Asked why veteran officers like [Rob] Richer were walking out, Goss said, "I don't do personnel," and blamed the media for inaccurate reporting, say three sources with firsthand knowledge of the proceedings who requested anonymity since the broadcast was private. The CIA's operations chief, known as Jose because he works under cover, then stated that Richer "had good reasons for leaving" . . . Another member of the audience, say the sources with first-hand knowledge, asked Goss about why the director brought a former congressional staffer with him to the CIA who, as a junior CIA officer, once got into trouble for shoplifting food. Goss responded that people make mistakes.
Time:
The White House makes no apologies for organizing government in a way that makes it easier to carry out Bush's agenda. Johnson says the centralization is "very intentional, and it starts with the people you pick ... They're there to implement the President's priorities." Johnson asserts that appointees are chosen on merit, with political credentials used only as a tie breaker between qualified people. "Everybody knows somebody," he says. "Were they appointed because they knew somebody? No.
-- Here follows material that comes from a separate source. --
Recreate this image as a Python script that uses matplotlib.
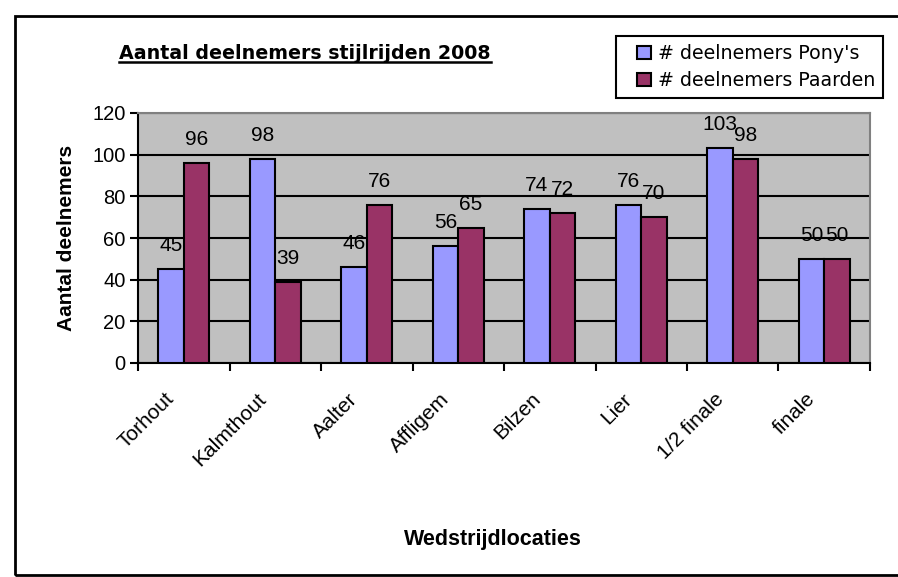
import matplotlib.pyplot as plt
import matplotlib.patches as mpatches
import matplotlib.transforms as mtrans
from matplotlib.legend_handler import HandlerPatch
from matplotlib.lines import Line2D
import numpy as np

# data
locaties = ['Torhout', 'Kalmthout', 'Aalter', 'Affligem', 'Bilzen', 'Lier', '1/2 finale', 'finale']
ponys = [45, 98, 46, 56, 74, 76, 103, 50]
paarden = [96, 39, 76, 65, 72, 70, 98, 50]
series_names = ["# deelnemers Pony's", '# deelnemers Paarden']

W, H = 898, 577
fig = plt.figure(figsize=(W / 100, H / 100), dpi=100)
ax = fig.add_axes([138 / W, 1 - 363 / H, (870 - 138) / W, (363 - 113) / H])

x = np.arange(len(locaties))
bw = 0.28
b1 = ax.bar(x - bw / 2, ponys, bw, color='#9999FF', edgecolor='black', linewidth=1.5, zorder=3)
b2 = ax.bar(x + bw / 2, paarden, bw, color='#993366', edgecolor='black', linewidth=1.5, zorder=3)

for bars, vals in [(b1, ponys), (b2, paarden)]:
    for r, v in zip(bars, vals):
        ax.annotate(str(v), (r.get_x() + r.get_width() / 2, v), xytext=(0, 13),
                    textcoords='offset points', ha='center', va='baseline',
                    fontsize=15, family='Liberation Sans')

ax.set_facecolor('#C0C0C0')
ax.set_xlim(-0.5, len(locaties) - 0.5)
ax.set_ylim(0, 120)
ax.set_yticks(range(0, 121, 20))
ax.yaxis.grid(True, color='black', linewidth=1.5, zorder=1)
ax.set_axisbelow(True)

ax.set_xticks(x)
ax.set_xticklabels(locaties, rotation=45, ha='right', va='top', rotation_mode='anchor',
                   fontsize=15, family='Liberation Sans')
ax.tick_params(axis='x', length=0, pad=19)
shift = mtrans.ScaledTranslation(-19 / 100, 0, fig.dpi_scale_trans)
for lb in ax.get_xticklabels():
    lb.set_transform(lb.get_transform() + shift)
ax.set_xticks(np.arange(-0.5, len(locaties)), minor=True)
ax.tick_params(axis='x', which='minor', length=6, width=1.5, direction='out')
ax.tick_params(axis='y', length=6, width=1.5, direction='out', labelsize=14.5, pad=3)
for lb in ax.get_yticklabels():
    lb.set_family('Liberation Sans')

for s in ['top', 'right']:
    ax.spines[s].set_color('#808080')
    ax.spines[s].set_linewidth(1.5)
for s in ['left', 'bottom']:
    ax.spines[s].set_color('black')
    ax.spines[s].set_linewidth(1.5)

fig.text(67 / W, 1 - 238 / H, 'Aantal deelnemers', rotation=90, ha='center', va='center',
         fontsize=15, fontweight='bold', family='Liberation Sans')
fig.text(493 / W, 1 - 540 / H, 'Wedstrijdlocaties', ha='center', va='center',
         fontsize=15.5, fontweight='bold', family='Liberation Sans')

title = fig.text(305 / W, 1 - 59 / H, 'Aantal deelnemers stijlrijden 2008', ha='center',
                 va='baseline', fontsize=13.7, fontweight='bold', family='DejaVu Sans')

# outer frame
fig.patches.append(mpatches.Rectangle((15 / W, 2 / H), 1.0, 1 - 18 / H, transform=fig.transFigure,
                                      fill=False, edgecolor='black', linewidth=2))


# legend square sits at the right end of the handle box
def square_right(legend, orig_handle, xdescent, ydescent, width, height, fontsize):
    return mpatches.Rectangle((width - height - xdescent, -ydescent), height, height)


h1, h2 = b1.patches[0], b2.patches[0]
hm = {h1: HandlerPatch(patch_func=square_right), h2: HandlerPatch(patch_func=square_right)}
leg = fig.legend([h1, h2], series_names, handler_map=hm, loc='upper left',
                 bbox_to_anchor=(616 / W, 1 - 36 / H),
                 frameon=True, fancybox=False, edgecolor='black', framealpha=1,
                 handlelength=1.42, handleheight=0.72, handletextpad=0.37,
                 labelspacing=0.42, borderpad=0.42, borderaxespad=0,
                 prop={'family': 'DejaVu Sans', 'size': 13.7})
leg.get_frame().set_linewidth(1.5)

# underline for title
fig.canvas.draw()
bb = title.get_window_extent(fig.canvas.get_renderer())
fig.lines.append(Line2D([bb.x0 / W, bb.x1 / W], [(bb.y0 + 1) / H, (bb.y0 + 1) / H],
                        transform=fig.transFigure, color='black', linewidth=1.8))

fig.savefig('out.png', dpi=100)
What we focused on is: Does the government work, and can it be caused to work better and more responsibly? ... We want the programs to work." But across the government, some experienced civil servants say they are being shut out of the decision making at their agencies. "It depresses people, right down to the level of a clerk-typist," says Leo Bosner, head of the Federal Emergency Management Agency's (FEMA's) largest union. "The senior to mid-level managers have really been pushed into a corner career-wise."

Some of the appointments are raising serious concerns in the agencies themselves and on Capitol Hill about the competence and independence of agencies that the country relies on to keep us safe, healthy and secure. Internal e-mail messages obtained by TIME show that scientists' drug-safety decisions at the Food and Drug Administration (FDA) are being second-guessed by a 33-year-old doctor turned stock picker. At the Office of Management and Budget, an ex-lobbyist with minimal purchasing experience oversaw $300 billion in spending, until his arrest last week. At the Department of Homeland Security, an agency the Administration initially resisted, a well-connected White House aide with minimal experience is poised to take over what many consider the single most crucial post in ensuring that terrorists do not enter the country again. And who is acting as watchdog at every federal agency? A corps of inspectors general who may be increasingly chosen more for their political credentials than their investigative ones.